Il décide de divorcer d’avec celle qu’il lui avait choisie, de se débarrasser de l’entreprise qu’il lui a laissée et surtout de se consacrer à sa passion, les voitures. Son hobby, conduire une voiture de course à une vitesse folle. Chaque soir, il a son itinéraire pour cela. Il devient ami avec Ayoub, lâche ses amis de la bourgeoisie, cire des chaussures dans la rue ou encore danse. Il n’hésite pas à aller en banlieue rendre visite à son ami.

Il semble faire preuve d’humanité et de compassion en invitant Ayoub et sa famille au restaurant. Un palace plus que chic. L’on se demande alors si Jad connait réellement le sens de la priorité. Au lieu d’inviter 4 personnes à manger dans un pareil endroit, ne ferait-il pas mieux de payer à la mère d’Ayoub sa jambe artificielle ? Une aberration, surtout qu’il a entendu, au cours d’une discussion, le petit dire à sa mère que son rêve est de lui payer une prothèse.

Un autre contresens ou égarement dans ce film, c’est ce médecin interne, Aïda, obligée de se prostituer. Au Maroc, les internes sont payés. Qu’est-ce qui l’y oblige, on ne le montre pas dans le film. Tout ce que l’on sait, c’est que si elle avait le choix, elle ne le ferait pas, puisqu’elle est assez réticente.

‘’Une élite hypocrite’’

Nour-Eddine Lakhmari dépeint dans sa création une société marocaine avec une élite hypocrite. L’un des clients d’Aïda est un homme politique qui se bat tous les jours contre la légalisation de l’avortement. Pourtant, il n’hésitera pas à violer Aïda, et sa propre fille a recouru à un avortement clandestin dans un hôpital. A la fin du film, aucune perspective ne s’ouvre pour la jeune doctoresse. Le politicien, quant à lui, a été promu ministre de la Santé.
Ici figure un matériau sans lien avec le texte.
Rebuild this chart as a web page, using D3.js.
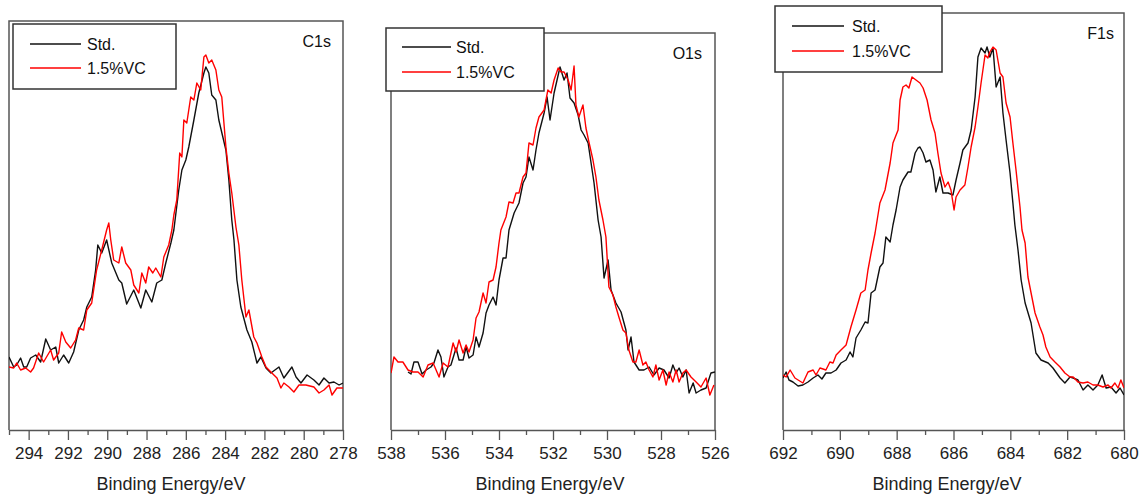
<!DOCTYPE html>
<html>
<head>
<meta charset="utf-8">
<script src="https://cdn.jsdelivr.net/npm/d3@7"></script>
<style>
  body { margin: 0; background: #fff; }
  svg { display: block; font-family: "Liberation Sans", Arial, sans-serif; }
</style>
</head>
<body>
<script>
const width = 1143;
const height = 494;

// series names
const seriesNames = ["Std.", "1.5%VC"];
const seriesColors = ["#111", "#ff0000"];

// C1s  [binding energy eV, counts a.u.]
const c1sStd = [[295.00,73],[294.76,63],[294.61,65],[294.41,72],[294.25,63],[294.10,63],[293.90,72],[293.64,75],[293.39,68],[293.13,91],[292.88,80],[292.62,83],[292.47,67],[292.22,75],[291.96,67],[291.71,78],[291.45,100],[291.20,110],[291.04,123],[290.79,133],[290.59,160],[290.48,185],[290.28,177],[290.03,190],[289.77,167],[289.41,150],[289.26,147],[289.01,126],[288.65,140],[288.29,122],[288.04,140],[287.73,128],[287.48,147],[287.22,150],[287.02,167],[286.76,187],[286.61,200],[286.36,240],[286.20,260],[286.00,270],[285.85,283],[285.59,310],[285.34,337],[285.08,357],[284.98,363],[284.83,357],[284.68,335],[284.47,330],[284.32,310],[283.96,280],[283.81,250],[283.66,210],[283.55,190],[283.40,150],[283.20,123],[282.89,100],[282.64,88],[282.38,67],[282.18,73],[281.92,62],[281.67,57],[281.26,63],[281.01,52],[280.60,63],[280.39,53],[280.14,47],[279.83,55],[279.48,50],[279.22,45],[278.97,52],[278.71,47],[278.46,48],[278.20,45],[278.00,47]];
const c1sVC = [[295.00,63],[294.76,62],[294.61,67],[294.41,60],[294.15,62],[293.90,58],[293.75,62],[293.49,77],[293.24,68],[292.88,80],[292.73,70],[292.47,77],[292.32,98],[292.11,88],[291.86,82],[291.61,90],[291.45,102],[291.20,100],[291.04,120],[290.79,127],[290.54,160],[290.28,180],[290.03,200],[289.92,207],[289.82,190],[289.67,170],[289.41,167],[289.26,183],[289.06,167],[288.80,160],[288.65,145],[288.39,137],[288.24,157],[288.04,147],[287.89,163],[287.68,157],[287.53,162],[287.27,153],[287.12,173],[286.87,185],[286.71,200],[286.61,215],[286.46,230],[286.31,277],[286.20,273],[286.10,310],[285.95,307],[285.75,333],[285.59,330],[285.44,347],[285.24,340],[285.08,373],[284.98,375],[284.83,367],[284.68,370],[284.47,360],[284.32,340],[284.17,333],[283.96,283],[283.81,257],[283.66,237],[283.45,203],[283.30,185],[283.15,150],[282.94,113],[282.79,120],[282.54,93],[282.38,87],[282.13,73],[281.92,63],[281.62,57],[281.36,52],[281.16,42],[281.01,47],[280.75,43],[280.50,38],[280.24,45],[279.89,45],[279.48,43],[279.22,37],[278.97,40],[278.71,45],[278.56,35],[278.31,42],[278.00,42]];

// O1s
const o1sStd = [[537.37,58],[537.26,56],[537.15,68],[537.00,68],[536.85,56],[536.70,60],[536.52,63],[536.41,67],[536.26,80],[536.15,73],[536.04,53],[535.89,63],[535.78,65],[535.59,82],[535.48,70],[535.33,70],[535.22,83],[535.11,72],[534.96,75],[534.85,93],[534.74,83],[534.59,97],[534.48,117],[534.37,125],[534.22,133],[534.11,125],[534.00,150],[533.85,172],[533.74,172],[533.63,200],[533.44,217],[533.26,227],[533.11,247],[533.00,253],[532.89,273],[532.74,260],[532.63,280],[532.52,297],[532.33,317],[532.22,333],[532.11,310],[531.96,337],[531.85,350],[531.74,363],[531.59,350],[531.48,357],[531.37,332],[531.22,327],[531.07,315],[530.96,300],[530.85,295],[530.70,287],[530.59,267],[530.48,247],[530.33,210],[530.22,193],[530.11,152],[529.96,170],[529.85,140],[529.67,127],[529.48,118],[529.30,100],[529.22,80],[529.11,93],[529.00,68],[528.81,60],[528.63,60],[528.44,63],[528.26,55],[528.07,62],[527.89,60],[527.70,52],[527.56,65],[527.44,57],[527.33,62],[527.19,53],[527.07,60],[526.96,37],[526.81,47],[526.70,37],[526.52,40],[526.33,42],[526.15,57],[526.00,58]];
const o1sVC = [[538.00,57],[537.89,73],[537.74,68],[537.56,68],[537.37,60],[537.19,58],[537.00,58],[536.81,53],[536.63,65],[536.44,67],[536.22,53],[536.07,67],[535.89,63],[535.70,87],[535.59,78],[535.48,90],[535.33,77],[535.22,85],[535.11,78],[534.96,90],[534.85,112],[534.74,118],[534.59,137],[534.48,127],[534.37,148],[534.22,150],[534.11,163],[534.00,187],[533.93,200],[533.74,213],[533.63,228],[533.48,227],[533.37,237],[533.26,237],[533.11,253],[533.00,257],[532.89,287],[532.74,285],[532.63,302],[532.52,313],[532.33,320],[532.19,340],[532.07,337],[531.96,350],[531.81,362],[531.70,358],[531.59,358],[531.44,350],[531.33,340],[531.22,364],[531.15,325],[531.04,313],[530.89,325],[530.78,302],[530.67,288],[530.52,270],[530.41,253],[530.30,230],[530.15,210],[530.04,193],[529.93,143],[529.78,135],[529.67,123],[529.56,113],[529.41,100],[529.30,97],[529.19,80],[529.04,68],[528.93,68],[528.81,80],[528.67,65],[528.56,68],[528.44,60],[528.30,53],[528.19,65],[528.07,50],[527.93,60],[527.81,45],[527.70,58],[527.56,48],[527.44,60],[527.33,48],[527.19,57],[527.07,60],[526.89,53],[526.70,48],[526.52,43],[526.33,52],[526.19,35],[526.04,45]];

// F1s
const f1sStd = [[692.00,52],[691.89,58],[691.79,50],[691.65,48],[691.47,44],[691.30,45],[691.12,48],[690.94,52],[690.77,55],[690.63,51],[690.49,57],[690.31,57],[690.13,60],[689.96,67],[689.78,70],[689.64,78],[689.54,73],[689.43,92],[689.26,100],[689.11,108],[689.01,107],[688.90,137],[688.76,140],[688.59,163],[688.48,167],[688.38,193],[688.23,188],[688.13,205],[688.02,220],[687.88,243],[687.78,250],[687.60,258],[687.50,258],[687.35,277],[687.25,282],[687.18,283],[687.07,277],[686.97,268],[686.83,270],[686.72,260],[686.62,238],[686.48,253],[686.37,237],[686.19,237],[686.02,235],[685.91,250],[685.77,267],[685.67,280],[685.49,287],[685.38,300],[685.24,333],[685.14,373],[685.03,382],[684.89,377],[684.82,383],[684.72,373],[684.61,382],[684.50,343],[684.36,353],[684.26,317],[684.15,290],[684.01,257],[683.91,227],[683.84,205],[683.73,180],[683.62,150],[683.48,127],[683.27,107],[683.10,77],[682.92,70],[682.67,67],[682.50,62],[682.25,52],[682.08,47],[681.90,53],[681.79,52],[681.62,50],[681.44,40],[681.27,45],[681.09,40],[680.92,45],[680.77,55],[680.63,42],[680.46,43],[680.28,37],[680.14,42],[680.00,35]];
const f1sVC = [[692.00,55],[691.89,53],[691.75,60],[691.58,52],[691.30,47],[691.12,58],[690.94,60],[690.84,55],[690.70,62],[690.59,61],[690.49,60],[690.35,68],[690.24,67],[690.13,75],[689.96,80],[689.78,85],[689.61,103],[689.43,120],[689.26,137],[689.11,140],[689.01,160],[688.90,177],[688.76,197],[688.59,227],[688.41,240],[688.23,267],[688.13,287],[687.95,300],[687.88,330],[687.78,343],[687.67,345],[687.57,342],[687.46,353],[687.32,350],[687.18,347],[687.07,342],[686.93,330],[686.79,310],[686.65,297],[686.55,277],[686.44,257],[686.30,243],[686.19,248],[686.09,240],[685.98,220],[685.91,233],[685.77,240],[685.60,245],[685.49,263],[685.38,283],[685.24,303],[685.14,323],[685.03,347],[684.89,375],[684.79,372],[684.72,378],[684.61,383],[684.50,380],[684.36,357],[684.26,353],[684.15,327],[684.01,313],[683.91,287],[683.80,260],[683.66,223],[683.59,200],[683.48,187],[683.38,153],[683.27,137],[683.13,117],[682.96,103],[682.85,95],[682.75,83],[682.60,73],[682.43,68],[682.25,63],[682.08,57],[681.90,53],[681.79,53],[681.62,48],[681.44,47],[681.27,48],[681.09,45],[680.92,45],[680.74,43],[680.56,45],[680.46,42],[680.32,47],[680.21,42],[680.11,50],[680.00,42]];

// tick values
const c1sTicks = [294, 292, 290, 288, 286, 284, 282, 280, 278];
const c1sMinor = [295, 293, 291, 289, 287, 285, 283, 281, 279];
const o1sTicks = [538, 536, 534, 532, 530, 528, 526];
const o1sMinor = [537, 535, 533, 531, 529, 527];
const f1sTicks = [692, 690, 688, 686, 684, 682, 680];
const f1sMinor = [691, 689, 687, 685, 683, 681];

const xTitle = "Binding Energy/eV";

// layout per panel (pixels)
const panels = [
  { name: "C1s", domain: [295, 278], ticks: c1sTicks, minor: c1sMinor, series: [c1sStd, c1sVC],
    left: 9, right: 343, top: 21, labelX: 331, labelY: 47, titleX: 171,
    legend: { x: 13, y: 24, w: 163, h: 65, lx: 30, lw: 51, ly: [44, 68], tx: 87 } },
  { name: "O1s", domain: [538, 526], ticks: o1sTicks, minor: o1sMinor, series: [o1sStd, o1sVC],
    left: 391, right: 715, top: 33, labelX: 702, labelY: 59, titleX: 550,
    legend: { x: 386, y: 28, w: 158, h: 63, lx: 402, lw: 49, ly: [47, 72], tx: 456 } },
  { name: "F1s", domain: [692, 680], ticks: f1sTicks, minor: f1sMinor, series: [f1sStd, f1sVC],
    left: 783, right: 1124, top: 13, labelX: 1114, labelY: 39, titleX: 947,
    legend: { x: 775, y: 6, w: 167, h: 66, lx: 792, lw: 52, ly: [26, 51], tx: 852 } }
];
const bottom = 430;
const frameColor = "#555";

const svg = d3.select("body").append("svg")
  .attr("width", width)
  .attr("height", height);

svg.append("rect").attr("width", width).attr("height", height).attr("fill", "#fff");

panels.forEach((p, i) => {
  const x = d3.scaleLinear().domain(p.domain).range([p.left, p.right]);
  const y = d3.scaleLinear().domain([0, bottom - p.top]).range([bottom, p.top]);

  const g = svg.append("g").attr("class", "panel");

  g.append("clipPath").attr("id", "clip" + i)
    .append("rect")
    .attr("x", p.left).attr("y", p.top)
    .attr("width", p.right - p.left).attr("height", bottom - p.top);

  // frame: left, top, right
  g.append("path")
    .attr("d", `M${p.left},${bottom}V${p.top}H${p.right}V${bottom}`)
    .attr("fill", "none")
    .attr("stroke", frameColor)
    .attr("stroke-width", 1.5);

  // minor ticks
  const minorAxis = g.append("g")
    .attr("transform", `translate(0,${bottom})`)
    .call(d3.axisBottom(x).tickValues(p.minor).tickSize(5).tickFormat(""));
  minorAxis.select(".domain").remove();
  minorAxis.selectAll("line").attr("stroke", frameColor).attr("stroke-width", 1.3);

  // major axis
  const axis = g.append("g")
    .attr("transform", `translate(0,${bottom})`)
    .call(d3.axisBottom(x).tickValues(p.ticks).tickSize(10).tickPadding(7).tickSizeOuter(0).tickFormat(d3.format("d")));
  axis.select(".domain").attr("stroke", frameColor).attr("stroke-width", 1.5);
  axis.selectAll("line").attr("stroke", frameColor).attr("stroke-width", 1.3);
  axis.selectAll("text")
    .attr("font-size", 17)
    .attr("font-family", "Liberation Sans, Arial, sans-serif")
    .attr("fill", "#222");

  // axis title
  g.append("text")
    .attr("x", p.titleX)
    .attr("y", 490)
    .attr("text-anchor", "middle")
    .attr("font-size", 18)
    .attr("fill", "#222")
    .text(xTitle);

  // curves
  const line = d3.line().x(d => x(d[0])).y(d => y(d[1]));
  const lines = g.append("g").attr("clip-path", `url(#clip${i})`);
  p.series.forEach((s, k) => {
    lines.append("path")
      .datum(s)
      .attr("d", line)
      .attr("fill", "none")
      .attr("stroke", seriesColors[k])
      .attr("stroke-width", 1.4)
      .attr("stroke-linejoin", "round");
  });

  // panel label
  g.append("text")
    .attr("x", p.labelX)
    .attr("y", p.labelY)
    .attr("text-anchor", "end")
    .attr("font-size", 16)
    .attr("fill", "#111")
    .text(p.name);

  // legend
  const lg = g.append("g");
  lg.append("rect")
    .attr("x", p.legend.x).attr("y", p.legend.y)
    .attr("width", p.legend.w).attr("height", p.legend.h)
    .attr("fill", "#fff")
    .attr("stroke", "#333")
    .attr("stroke-width", 1.5);
  seriesNames.forEach((n, k) => {
    lg.append("line")
      .attr("x1", p.legend.lx).attr("x2", p.legend.lx + p.legend.lw)
      .attr("y1", p.legend.ly[k]).attr("y2", p.legend.ly[k])
      .attr("stroke", seriesColors[k])
      .attr("stroke-width", 1.3);
    lg.append("text")
      .attr("x", p.legend.tx)
      .attr("y", p.legend.ly[k])
      .attr("dy", "0.36em")
      .attr("font-size", 16)
      .attr("fill", "#111")
      .text(n);
  });
});
</script>
</body>
</html>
Il ne faut pas croire que seuls les riches sont hypocrites. Les pauvres également ont leurs vices. Un vieux de la banlieue, pédophile, violait lui aussi des enfants. Ce sont des tares comme ça qui n’ont pas souvent des liens que le réalisateur propose ici. Ayoub, lui, n’aura jamais l’argent pour sa prothèse, qu’il volera finalement et Jad se réconciliera d’avec sa femme.

Ce dernier opus de Nour-Eddine Lakhmari est techniquement bien travaillé. Les images sont très belles. Même la banlieue ne paraît pas en être une, tellement qu’il a su sublimer les images. Les seuls hics que pourraient soulever les critiques résident dans l’écriture du scénario.